Print the listing from its top line through the line containing "const xMin = 0, xMax = 25000, xStep = 2500;", nothing more, and leave out the pictures.

• [Data shown]
——

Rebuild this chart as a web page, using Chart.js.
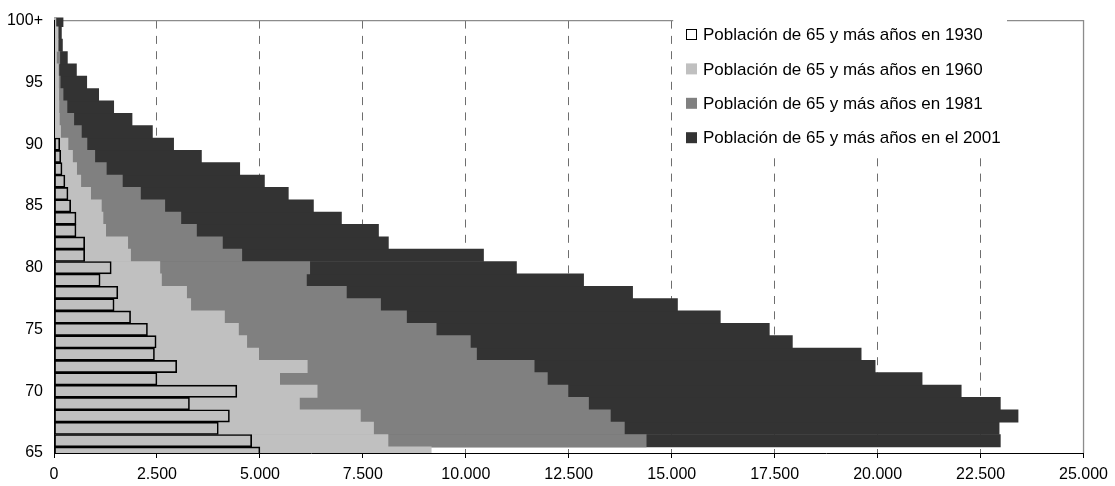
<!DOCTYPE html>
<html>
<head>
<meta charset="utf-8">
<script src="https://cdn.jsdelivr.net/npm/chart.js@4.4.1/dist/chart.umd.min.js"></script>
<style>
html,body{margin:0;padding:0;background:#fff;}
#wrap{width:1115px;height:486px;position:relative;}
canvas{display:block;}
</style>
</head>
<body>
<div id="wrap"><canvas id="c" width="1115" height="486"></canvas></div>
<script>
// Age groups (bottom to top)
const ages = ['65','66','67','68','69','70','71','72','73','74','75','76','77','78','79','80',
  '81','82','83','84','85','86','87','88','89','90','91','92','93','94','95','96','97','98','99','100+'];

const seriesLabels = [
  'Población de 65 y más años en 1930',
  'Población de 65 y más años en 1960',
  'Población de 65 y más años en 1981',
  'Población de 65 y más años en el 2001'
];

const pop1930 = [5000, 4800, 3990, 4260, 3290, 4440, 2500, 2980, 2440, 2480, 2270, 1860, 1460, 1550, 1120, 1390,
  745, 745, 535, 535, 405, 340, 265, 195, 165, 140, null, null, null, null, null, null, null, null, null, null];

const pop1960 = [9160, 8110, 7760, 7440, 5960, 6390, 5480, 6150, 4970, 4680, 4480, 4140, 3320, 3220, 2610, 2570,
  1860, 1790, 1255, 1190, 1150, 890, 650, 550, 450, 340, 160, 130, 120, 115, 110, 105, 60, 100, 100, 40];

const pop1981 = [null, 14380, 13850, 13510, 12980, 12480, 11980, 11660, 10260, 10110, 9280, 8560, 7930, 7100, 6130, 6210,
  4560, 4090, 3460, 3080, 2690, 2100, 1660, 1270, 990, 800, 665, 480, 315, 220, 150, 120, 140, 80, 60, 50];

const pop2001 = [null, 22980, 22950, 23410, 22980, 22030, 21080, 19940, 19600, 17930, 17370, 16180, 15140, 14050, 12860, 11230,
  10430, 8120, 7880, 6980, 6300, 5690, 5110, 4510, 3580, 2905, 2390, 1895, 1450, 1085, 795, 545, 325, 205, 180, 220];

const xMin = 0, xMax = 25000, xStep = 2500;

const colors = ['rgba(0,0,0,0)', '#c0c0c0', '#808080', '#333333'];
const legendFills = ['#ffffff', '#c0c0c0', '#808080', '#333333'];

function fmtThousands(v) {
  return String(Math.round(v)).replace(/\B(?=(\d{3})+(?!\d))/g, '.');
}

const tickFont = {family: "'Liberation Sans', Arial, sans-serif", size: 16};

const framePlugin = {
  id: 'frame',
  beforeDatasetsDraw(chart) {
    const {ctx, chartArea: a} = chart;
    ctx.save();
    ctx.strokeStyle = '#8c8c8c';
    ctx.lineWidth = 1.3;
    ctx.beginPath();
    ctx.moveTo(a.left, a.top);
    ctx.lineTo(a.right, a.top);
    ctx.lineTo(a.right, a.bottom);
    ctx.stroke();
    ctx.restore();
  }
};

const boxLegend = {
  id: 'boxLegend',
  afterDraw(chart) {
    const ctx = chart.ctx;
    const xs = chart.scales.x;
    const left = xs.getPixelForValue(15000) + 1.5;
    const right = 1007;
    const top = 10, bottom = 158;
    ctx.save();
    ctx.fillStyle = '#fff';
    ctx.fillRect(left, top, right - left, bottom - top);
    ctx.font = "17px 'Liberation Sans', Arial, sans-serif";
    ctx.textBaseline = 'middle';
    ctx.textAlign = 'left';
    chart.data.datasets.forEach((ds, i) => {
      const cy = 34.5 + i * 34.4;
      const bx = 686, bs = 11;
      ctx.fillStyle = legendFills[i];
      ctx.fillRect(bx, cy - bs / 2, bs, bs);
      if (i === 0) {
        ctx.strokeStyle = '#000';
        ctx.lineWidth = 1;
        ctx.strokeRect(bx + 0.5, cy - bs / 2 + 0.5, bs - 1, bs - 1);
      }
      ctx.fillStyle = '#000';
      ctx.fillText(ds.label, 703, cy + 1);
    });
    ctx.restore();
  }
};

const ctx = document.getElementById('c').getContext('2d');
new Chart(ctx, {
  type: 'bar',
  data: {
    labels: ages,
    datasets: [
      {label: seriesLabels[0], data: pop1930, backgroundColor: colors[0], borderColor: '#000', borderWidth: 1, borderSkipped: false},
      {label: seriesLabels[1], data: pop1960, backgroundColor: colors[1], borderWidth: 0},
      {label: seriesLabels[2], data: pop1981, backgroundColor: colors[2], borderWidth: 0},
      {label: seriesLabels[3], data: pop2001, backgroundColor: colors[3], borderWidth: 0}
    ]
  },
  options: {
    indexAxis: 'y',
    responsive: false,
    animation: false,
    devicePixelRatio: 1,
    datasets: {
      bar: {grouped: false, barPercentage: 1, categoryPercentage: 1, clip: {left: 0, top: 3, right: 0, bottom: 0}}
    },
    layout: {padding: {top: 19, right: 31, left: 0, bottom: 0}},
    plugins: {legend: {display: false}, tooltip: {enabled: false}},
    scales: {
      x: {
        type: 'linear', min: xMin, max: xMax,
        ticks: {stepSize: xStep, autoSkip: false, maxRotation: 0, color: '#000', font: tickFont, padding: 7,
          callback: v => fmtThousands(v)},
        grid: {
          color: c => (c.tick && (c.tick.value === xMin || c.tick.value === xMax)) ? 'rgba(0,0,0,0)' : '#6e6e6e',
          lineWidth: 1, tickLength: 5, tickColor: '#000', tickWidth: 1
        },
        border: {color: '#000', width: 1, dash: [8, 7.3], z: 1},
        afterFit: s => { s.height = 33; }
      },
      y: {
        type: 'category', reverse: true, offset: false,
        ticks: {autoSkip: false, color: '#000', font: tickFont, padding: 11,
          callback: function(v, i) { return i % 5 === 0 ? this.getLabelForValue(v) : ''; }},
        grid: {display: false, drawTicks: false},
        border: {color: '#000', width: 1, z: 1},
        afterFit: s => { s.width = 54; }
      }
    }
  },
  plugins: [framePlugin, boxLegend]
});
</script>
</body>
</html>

——

• [Task result]
Rebuild this chart as a web page, using Chart.js.
<!DOCTYPE html>
<html>
<head>
<meta charset="utf-8">
<script src="https://cdn.jsdelivr.net/npm/chart.js@4.4.1/dist/chart.umd.min.js"></script>
<style>
html,body{margin:0;padding:0;background:#fff;}
#wrap{width:1115px;height:486px;position:relative;}
canvas{display:block;}
</style>
</head>
<body>
<div id="wrap"><canvas id="c" width="1115" height="486"></canvas></div>
<script>
// Age groups (bottom to top)
const ages = ['65','66','67','68','69','70','71','72','73','74','75','76','77','78','79','80',
  '81','82','83','84','85','86','87','88','89','90','91','92','93','94','95','96','97','98','99','100+'];

const seriesLabels = [
  'Población de 65 y más años en 1930',
  'Población de 65 y más años en 1960',
  'Población de 65 y más años en 1981',
  'Población de 65 y más años en el 2001'
];

const pop1930 = [5000, 4800, 3990, 4260, 3290, 4440, 2500, 2980, 2440, 2480, 2270, 1860, 1460, 1550, 1120, 1390,
  745, 745, 535, 535, 405, 340, 265, 195, 165, 140, null, null, null, null, null, null, null, null, null, null];

const pop1960 = [9160, 8110, 7760, 7440, 5960, 6390, 5480, 6150, 4970, 4680, 4480, 4140, 3320, 3220, 2610, 2570,
  1860, 1790, 1255, 1190, 1150, 890, 650, 550, 450, 340, 160, 130, 120, 115, 110, 105, 60, 100, 100, 40];

const pop1981 = [null, 14380, 13850, 13510, 12980, 12480, 11980, 11660, 10260, 10110, 9280, 8560, 7930, 7100, 6130, 6210,
  4560, 4090, 3460, 3080, 2690, 2100, 1660, 1270, 990, 800, 665, 480, 315, 220, 150, 120, 140, 80, 60, 50];

const pop2001 = [null, 22980, 22950, 23410, 22980, 22030, 21080, 19940, 19600, 17930, 17370, 16180, 15140, 14050, 12860, 11230,
  10430, 8120, 7880, 6980, 6300, 5690, 5110, 4510, 3580, 2905, 2390, 1895, 1450, 1085, 795, 545, 325, 205, 180, 220];

const xMin = 0, xMax = 25000, xStep = 2500;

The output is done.